Okezie Ikpeazu and the Record Abia Lived With — Allegations, Failures, and Political Shielding (Compared With Alex Otti)
1. Financial Mismanagement & Debt Accumulation (Documented Governance Failure)
During the tenure of Okezie Ikpeazu (2015–2023), Abia State accumulated significant salary arrears, pension backlogs, and contractor debts, despite steady federal allocations.
Multiple reports noted that Abia workers were owed months—sometimes years—of salaries and pensions by the end of his tenure. This was widely reported in national media, including Punch and Premium Times, with civil servants staging repeated protests over unpaid entitlements (see Punch: https://punchng.com/abia-workers-protest-over-unpaid-salaries-pensions/).
Why this matters:
Failure to pay salaries and pensions while receiving statutory allocations constitutes administrative negligence and breach of public trust, even when not prosecuted as a criminal offense.
Contrast with Otti:
Within months of taking office, Alex Otti began clearing salary arrears and pension obligations, a fact acknowledged even by labour unions and reported by Premium Times (https://www.premiumtimesng.com/news/top-news/602493-abia-gov-otti-clears-salary-arrears.html).

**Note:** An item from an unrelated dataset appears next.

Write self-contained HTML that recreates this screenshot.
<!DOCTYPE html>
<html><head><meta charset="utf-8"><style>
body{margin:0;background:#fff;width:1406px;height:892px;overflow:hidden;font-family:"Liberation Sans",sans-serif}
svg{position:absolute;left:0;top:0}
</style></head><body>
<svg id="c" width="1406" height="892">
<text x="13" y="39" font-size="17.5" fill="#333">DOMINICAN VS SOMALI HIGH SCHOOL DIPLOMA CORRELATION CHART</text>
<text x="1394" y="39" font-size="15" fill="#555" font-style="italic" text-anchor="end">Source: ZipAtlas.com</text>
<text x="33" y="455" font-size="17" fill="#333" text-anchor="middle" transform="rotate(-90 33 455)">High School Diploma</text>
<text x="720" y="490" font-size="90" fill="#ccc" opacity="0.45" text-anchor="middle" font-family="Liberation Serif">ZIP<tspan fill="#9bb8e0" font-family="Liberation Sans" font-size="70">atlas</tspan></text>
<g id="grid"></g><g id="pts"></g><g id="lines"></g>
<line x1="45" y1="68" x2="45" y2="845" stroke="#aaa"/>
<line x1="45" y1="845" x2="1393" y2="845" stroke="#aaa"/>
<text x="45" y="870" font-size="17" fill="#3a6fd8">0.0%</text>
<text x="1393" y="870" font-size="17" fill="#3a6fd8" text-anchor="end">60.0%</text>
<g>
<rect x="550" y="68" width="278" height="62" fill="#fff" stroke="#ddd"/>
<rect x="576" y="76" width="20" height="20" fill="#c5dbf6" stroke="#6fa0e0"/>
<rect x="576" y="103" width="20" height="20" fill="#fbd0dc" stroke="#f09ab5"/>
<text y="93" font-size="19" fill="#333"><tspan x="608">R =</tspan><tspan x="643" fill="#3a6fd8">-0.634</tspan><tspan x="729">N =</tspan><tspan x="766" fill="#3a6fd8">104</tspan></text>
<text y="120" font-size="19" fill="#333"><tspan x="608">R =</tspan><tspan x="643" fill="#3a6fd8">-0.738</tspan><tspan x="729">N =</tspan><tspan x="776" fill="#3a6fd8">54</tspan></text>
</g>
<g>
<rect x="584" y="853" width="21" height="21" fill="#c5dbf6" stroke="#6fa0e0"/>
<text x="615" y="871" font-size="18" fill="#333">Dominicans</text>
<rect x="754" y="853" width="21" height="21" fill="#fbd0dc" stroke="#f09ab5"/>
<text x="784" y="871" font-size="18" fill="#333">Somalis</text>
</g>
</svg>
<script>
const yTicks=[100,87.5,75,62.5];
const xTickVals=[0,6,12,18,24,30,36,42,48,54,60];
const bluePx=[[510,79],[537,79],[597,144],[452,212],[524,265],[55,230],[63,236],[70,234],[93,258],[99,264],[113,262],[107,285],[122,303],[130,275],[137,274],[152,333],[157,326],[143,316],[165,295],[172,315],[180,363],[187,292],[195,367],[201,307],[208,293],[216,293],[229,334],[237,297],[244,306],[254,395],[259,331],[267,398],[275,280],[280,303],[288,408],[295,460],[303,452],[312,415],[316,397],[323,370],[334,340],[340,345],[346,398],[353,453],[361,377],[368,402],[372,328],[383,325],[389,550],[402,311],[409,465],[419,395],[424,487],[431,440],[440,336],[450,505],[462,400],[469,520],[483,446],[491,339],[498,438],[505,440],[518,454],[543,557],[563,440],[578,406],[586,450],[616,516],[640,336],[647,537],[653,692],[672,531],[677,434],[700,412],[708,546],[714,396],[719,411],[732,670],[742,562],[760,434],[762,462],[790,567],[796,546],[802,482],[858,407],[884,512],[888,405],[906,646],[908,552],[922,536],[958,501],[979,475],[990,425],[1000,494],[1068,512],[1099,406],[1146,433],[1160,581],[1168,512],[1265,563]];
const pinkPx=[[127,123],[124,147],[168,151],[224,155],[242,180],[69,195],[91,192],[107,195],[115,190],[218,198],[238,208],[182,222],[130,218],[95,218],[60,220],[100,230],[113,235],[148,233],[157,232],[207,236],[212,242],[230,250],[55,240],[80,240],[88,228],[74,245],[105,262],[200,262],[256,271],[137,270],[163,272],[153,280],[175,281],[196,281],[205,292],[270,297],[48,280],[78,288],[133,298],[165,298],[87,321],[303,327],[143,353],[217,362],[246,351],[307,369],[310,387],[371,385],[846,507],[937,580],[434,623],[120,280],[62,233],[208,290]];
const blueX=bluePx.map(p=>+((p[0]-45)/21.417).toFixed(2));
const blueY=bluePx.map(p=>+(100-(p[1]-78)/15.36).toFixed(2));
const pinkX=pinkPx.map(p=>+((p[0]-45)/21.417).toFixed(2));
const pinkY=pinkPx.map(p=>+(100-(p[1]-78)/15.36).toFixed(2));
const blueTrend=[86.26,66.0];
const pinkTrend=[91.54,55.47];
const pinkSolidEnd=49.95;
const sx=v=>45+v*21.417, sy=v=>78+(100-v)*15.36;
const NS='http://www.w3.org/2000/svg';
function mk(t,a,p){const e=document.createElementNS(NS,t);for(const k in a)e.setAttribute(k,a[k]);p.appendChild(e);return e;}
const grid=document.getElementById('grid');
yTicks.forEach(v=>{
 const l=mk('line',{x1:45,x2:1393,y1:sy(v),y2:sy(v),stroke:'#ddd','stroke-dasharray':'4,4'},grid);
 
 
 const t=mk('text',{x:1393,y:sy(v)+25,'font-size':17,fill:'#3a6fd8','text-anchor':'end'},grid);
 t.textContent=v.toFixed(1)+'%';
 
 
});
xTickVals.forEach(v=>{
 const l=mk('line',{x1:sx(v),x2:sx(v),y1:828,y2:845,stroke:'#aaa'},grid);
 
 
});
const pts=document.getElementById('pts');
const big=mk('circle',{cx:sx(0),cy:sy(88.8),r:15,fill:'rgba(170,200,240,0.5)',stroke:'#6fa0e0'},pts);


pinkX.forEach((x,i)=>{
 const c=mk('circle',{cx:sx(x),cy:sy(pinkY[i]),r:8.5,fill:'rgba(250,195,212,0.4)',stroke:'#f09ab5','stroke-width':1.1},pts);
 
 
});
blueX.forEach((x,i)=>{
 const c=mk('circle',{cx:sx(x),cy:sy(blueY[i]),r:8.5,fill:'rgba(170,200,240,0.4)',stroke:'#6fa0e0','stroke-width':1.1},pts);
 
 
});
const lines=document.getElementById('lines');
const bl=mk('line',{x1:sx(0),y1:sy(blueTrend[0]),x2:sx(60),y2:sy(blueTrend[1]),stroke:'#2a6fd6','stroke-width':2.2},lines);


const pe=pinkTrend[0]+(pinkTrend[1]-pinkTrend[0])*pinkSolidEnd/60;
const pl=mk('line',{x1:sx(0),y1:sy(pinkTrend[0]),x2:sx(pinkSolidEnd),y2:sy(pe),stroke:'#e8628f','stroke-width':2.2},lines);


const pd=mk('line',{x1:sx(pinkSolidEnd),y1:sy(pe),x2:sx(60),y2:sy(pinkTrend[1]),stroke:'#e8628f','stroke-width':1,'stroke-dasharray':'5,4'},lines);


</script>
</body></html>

2. Audit Queries & Lack of Transparency (Institutional Breakdown)
Under Ikpeazu, Abia State was frequently cited for weak fiscal transparency, including:
Non-publication of detailed budget performance reports
Poor public access to procurement records
Inconsistent capital project execution despite approved budgets
BudgIT’s State Fiscal Transparency reports repeatedly ranked Abia low during this period (BudgIT archive: https://yourbudgit.com/state-fiscal-transparency).
Why this matters:
When spending cannot be independently tracked, accountability collapses. This creates the conditions for corruption—even if courts never convict.
Contrast with Otti:
Otti’s administration publishes quarterly budget performance reports, including Q2 2024, available on the Abia State Government portal (https://abiastate.gov.ng/abia-state-second-quarter-budget-performance-report-2024/). This is not rhetoric; it is verifiable documentation.

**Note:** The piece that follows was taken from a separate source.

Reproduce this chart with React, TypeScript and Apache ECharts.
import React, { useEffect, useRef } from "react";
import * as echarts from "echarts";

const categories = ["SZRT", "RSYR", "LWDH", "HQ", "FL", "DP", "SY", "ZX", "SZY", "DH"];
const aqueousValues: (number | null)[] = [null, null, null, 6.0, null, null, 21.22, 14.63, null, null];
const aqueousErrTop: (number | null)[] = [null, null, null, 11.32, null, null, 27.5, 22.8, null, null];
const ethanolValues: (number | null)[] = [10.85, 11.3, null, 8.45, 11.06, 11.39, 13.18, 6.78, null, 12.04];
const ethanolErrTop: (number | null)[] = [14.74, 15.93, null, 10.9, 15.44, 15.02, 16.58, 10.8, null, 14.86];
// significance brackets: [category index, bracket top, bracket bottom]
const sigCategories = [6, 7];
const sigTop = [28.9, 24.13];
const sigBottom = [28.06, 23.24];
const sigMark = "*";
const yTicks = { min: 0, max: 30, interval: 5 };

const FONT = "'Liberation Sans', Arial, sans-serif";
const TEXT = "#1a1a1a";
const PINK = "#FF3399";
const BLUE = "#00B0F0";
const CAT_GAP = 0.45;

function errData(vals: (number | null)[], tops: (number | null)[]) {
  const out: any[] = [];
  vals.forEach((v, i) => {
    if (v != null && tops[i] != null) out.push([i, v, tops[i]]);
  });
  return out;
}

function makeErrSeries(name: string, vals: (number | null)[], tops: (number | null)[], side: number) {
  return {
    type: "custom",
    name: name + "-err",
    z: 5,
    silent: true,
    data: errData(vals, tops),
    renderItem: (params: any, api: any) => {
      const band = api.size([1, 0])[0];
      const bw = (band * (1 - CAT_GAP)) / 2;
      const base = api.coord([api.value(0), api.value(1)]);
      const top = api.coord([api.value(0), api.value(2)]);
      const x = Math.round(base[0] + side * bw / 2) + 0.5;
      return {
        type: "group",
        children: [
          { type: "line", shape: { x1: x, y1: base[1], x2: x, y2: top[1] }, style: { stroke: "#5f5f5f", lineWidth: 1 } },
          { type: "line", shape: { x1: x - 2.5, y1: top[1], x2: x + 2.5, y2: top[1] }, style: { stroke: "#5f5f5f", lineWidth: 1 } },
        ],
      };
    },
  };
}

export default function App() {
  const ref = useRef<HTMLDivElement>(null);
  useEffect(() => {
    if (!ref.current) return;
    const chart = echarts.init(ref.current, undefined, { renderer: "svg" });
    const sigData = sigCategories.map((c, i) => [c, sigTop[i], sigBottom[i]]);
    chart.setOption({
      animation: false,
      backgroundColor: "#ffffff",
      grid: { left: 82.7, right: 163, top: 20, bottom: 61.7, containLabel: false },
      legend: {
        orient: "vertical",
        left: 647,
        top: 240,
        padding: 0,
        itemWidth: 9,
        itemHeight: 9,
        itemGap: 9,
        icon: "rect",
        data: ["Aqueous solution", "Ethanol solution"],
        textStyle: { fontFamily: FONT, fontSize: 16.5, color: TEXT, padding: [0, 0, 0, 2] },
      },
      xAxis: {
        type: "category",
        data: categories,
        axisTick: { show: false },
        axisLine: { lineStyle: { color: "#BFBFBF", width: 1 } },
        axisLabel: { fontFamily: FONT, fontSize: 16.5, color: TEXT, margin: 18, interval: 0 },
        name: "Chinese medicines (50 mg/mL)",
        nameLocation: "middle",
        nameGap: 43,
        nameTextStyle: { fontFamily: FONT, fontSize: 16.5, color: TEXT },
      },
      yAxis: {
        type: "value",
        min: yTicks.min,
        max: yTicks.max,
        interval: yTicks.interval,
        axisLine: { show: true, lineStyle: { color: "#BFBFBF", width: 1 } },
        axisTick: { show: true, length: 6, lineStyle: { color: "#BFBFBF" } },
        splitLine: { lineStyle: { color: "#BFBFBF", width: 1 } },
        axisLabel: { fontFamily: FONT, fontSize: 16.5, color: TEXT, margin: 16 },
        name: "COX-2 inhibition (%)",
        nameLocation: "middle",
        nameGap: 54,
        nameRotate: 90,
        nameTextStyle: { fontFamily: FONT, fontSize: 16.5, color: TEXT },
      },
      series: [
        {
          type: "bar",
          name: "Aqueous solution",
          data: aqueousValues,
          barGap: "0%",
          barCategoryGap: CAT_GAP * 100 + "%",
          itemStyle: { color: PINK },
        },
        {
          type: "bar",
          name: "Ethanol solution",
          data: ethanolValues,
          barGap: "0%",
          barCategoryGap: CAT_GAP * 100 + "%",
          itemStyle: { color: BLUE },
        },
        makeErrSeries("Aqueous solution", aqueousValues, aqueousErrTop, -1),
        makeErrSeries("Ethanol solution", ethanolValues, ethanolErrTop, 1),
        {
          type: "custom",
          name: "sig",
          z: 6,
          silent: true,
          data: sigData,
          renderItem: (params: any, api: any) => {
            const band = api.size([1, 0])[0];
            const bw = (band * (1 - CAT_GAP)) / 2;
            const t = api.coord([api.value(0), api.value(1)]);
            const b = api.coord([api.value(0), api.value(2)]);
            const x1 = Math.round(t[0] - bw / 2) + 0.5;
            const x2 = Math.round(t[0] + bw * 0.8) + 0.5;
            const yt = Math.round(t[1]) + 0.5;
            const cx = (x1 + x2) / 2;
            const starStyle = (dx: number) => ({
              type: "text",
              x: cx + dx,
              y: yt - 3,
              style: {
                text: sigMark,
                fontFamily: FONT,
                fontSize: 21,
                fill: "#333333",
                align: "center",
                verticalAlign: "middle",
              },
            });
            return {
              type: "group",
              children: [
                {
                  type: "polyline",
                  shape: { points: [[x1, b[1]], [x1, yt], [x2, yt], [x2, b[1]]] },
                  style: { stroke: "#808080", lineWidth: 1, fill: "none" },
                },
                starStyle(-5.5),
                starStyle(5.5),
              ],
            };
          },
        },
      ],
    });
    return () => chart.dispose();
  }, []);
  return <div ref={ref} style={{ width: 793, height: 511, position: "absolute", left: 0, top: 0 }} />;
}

3. Infrastructure Collapse — Aba as Evidence
By 2023, Aba—the commercial engine of the South-East—had become a national metaphor for urban decay, with impassable roads and flooded industrial corridors.
This was extensively documented by BBC News Pidgin and Channels TV long before Otti took office (BBC Pidgin: https://www.bbc.com/pidgin/tori-51308365).
Why this matters:
Eight years in office with no durable urban renewal in Aba is not a political argument—it is physical evidence.
Contrast with Otti:
Major corridors in Aba have since been reconstructed or reopened. Whether one argues about pace or scale, the difference is observable, not theoretical.

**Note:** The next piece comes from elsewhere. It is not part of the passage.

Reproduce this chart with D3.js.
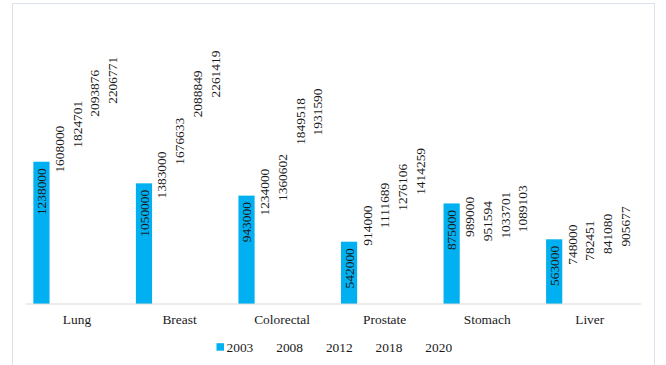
<!DOCTYPE html>
<html>
<head>
<meta charset="utf-8">
<script src="https://cdn.jsdelivr.net/npm/d3@7"></script>
<style>
  html, body { margin: 0; padding: 0; background: #fff; }
  svg { display: block; }
</style>
</head>
<body>
<svg id="chart" width="666" height="365"></svg>
<script>
// Estimated new cancer cases by site and year
const categories = ["Lung", "Breast", "Colorectal", "Prostate", "Stomach", "Liver"];
const years = ["2003", "2008", "2012", "2018", "2020"];
const cases2003 = [1238000, 1050000, 943000, 542000, 875000, 563000];
const cases2008 = [1608000, 1383000, 1234000, 914000, 989000, 748000];
const cases2012 = [1824701, 1676633, 1360602, 1111689, 951594, 782451];
const cases2018 = [2093876, 2088849, 1849518, 1276106, 1033701, 841080];
const cases2020 = [2206771, 2261419, 1931590, 1414259, 1089103, 905677];
const seriesValues = [cases2003, cases2008, cases2012, cases2018, cases2020];
const seriesColors = ["#00B0F0", "#FFFFFF", "#FFFFFF", "#FFFFFF", "#FFFFFF"];

const FONT = "'Liberation Serif'";
const FONT_SIZE = 13.4;
const INK = "#1a1a1a";

const svg = d3.select("#chart");

// chart frame
svg.append("rect")
  .attr("x", 12.5).attr("y", 3.5)
  .attr("width", 642).attr("height", 380)
  .attr("fill", "none").attr("stroke", "#DCE2E9").attr("stroke-width", 1);

const plot = { left: 25.7, right: 641, top: 16.7, bottom: 304 };

const x0 = d3.scaleBand().domain(categories)
  .range([plot.left, plot.right]).paddingInner(0.118).paddingOuter(0.059);
const x1 = d3.scaleBand().domain(years)
  .range([0, x0.bandwidth()]).padding(0.09);
const y = d3.scaleLinear().domain([0, 2500000]).range([plot.bottom, plot.top]);

const rows = categories.map((c, i) => ({
  cat: c,
  vals: years.map((yr, s) => ({ yr, s, v: seriesValues[s][i] }))
}));

const groups = svg.append("g").selectAll("g").data(rows).join("g")
  .attr("transform", d => `translate(${x0(d.cat)},0)`);

groups.selectAll("rect").data(d => d.vals).join("rect")
  .attr("x", d => x1(d.yr))
  .attr("y", d => y(d.v))
  .attr("width", x1.bandwidth())
  .attr("height", d => y(0) - y(d.v))
  .attr("fill", d => seriesColors[d.s]);

// value labels, rotated, anchored just inside the bar end
groups.selectAll("text.val").data(d => d.vals).join("text")
  .attr("class", "val")
  .attr("transform", d => `translate(${x1(d.yr) + x1.bandwidth() / 2},${y(d.v) + 6.5}) rotate(-90)`)
  .attr("text-anchor", "end")
  .attr("dy", "0.35em")
  .attr("font-family", FONT)
  .attr("font-size", FONT_SIZE)
  .attr("fill", INK)
  .text(d => d.v);

// category axis
const xAxis = svg.append("g")
  .attr("transform", `translate(0,${plot.bottom})`)
  .call(d3.axisBottom(x0).tickSize(0).tickPadding(10).tickSizeOuter(0));
xAxis.attr("font-family", FONT).attr("font-size", FONT_SIZE);
xAxis.select(".domain").attr("stroke", "#D9D9D9").attr("stroke-width", 1.2)
  .attr("d", `M${plot.left},0H${plot.right}`);
xAxis.selectAll("text")
  .attr("font-family", FONT).attr("font-size", FONT_SIZE).attr("fill", INK);

// legend
const legend = svg.append("g").attr("transform", "translate(216.5,347)");
const items = legend.selectAll("g").data(years).join("g")
  .attr("transform", (d, i) => `translate(${i * 49.7},0)`);
items.append("rect")
  .attr("x", 0).attr("y", -3.8).attr("width", 7.5).attr("height", 7.5)
  .attr("fill", (d, i) => seriesColors[i]);
items.append("text")
  .attr("x", 10).attr("dy", "0.35em")
  .attr("font-family", FONT).attr("font-size", FONT_SIZE).attr("fill", INK)
  .text(d => d);
</script>
</body>
</html>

4. Why PDP–APC Political Elites Shield Ikpeazu
Ikpeazu is shielded not because he is innocent, but because:
Mutual survival pact:
Former governors across parties protect one another to avoid opening precedents that could later be used against them.
Party-switch immunity culture:
Nigeria’s political system often treats cross-party silence as insurance—today’s opposition is tomorrow’s ally.
Institutional weakness:
Anti-corruption enforcement historically slows when cases threaten multiple political camps simultaneously.
This is not unique to Ikpeazu—it is a systemic Nigerian political pathology.
5. Crimes Against Abians (Moral, Not Just Legal)
Even where courts have not convicted, Abians endured:
Years of unpaid salaries
Pensioners dying without benefits
Youth unemployment with no industrial policy
Infrastructure decay amid rising public debt
These are crimes of governance failure—not always prosecuted, but deeply consequential.
The Otti Difference: Why the Old Guard Panics
Otti is dangerous to the old order because he:
Runs systems instead of patronage
Leaves paper trails instead of slogans
Publishes data instead of excuses
Removes the fog that once hid failure
That is why former power blocs regroup. That is why noise replaces evidence. That is why Abians are being emotionally pressured to forget.
Bottom Line for Abians
Abia has tried:
PDP collapse
APC decay
Elite recycling
Abians now recognize structure when they see it.
And that—not propaganda—is why the past is panicking.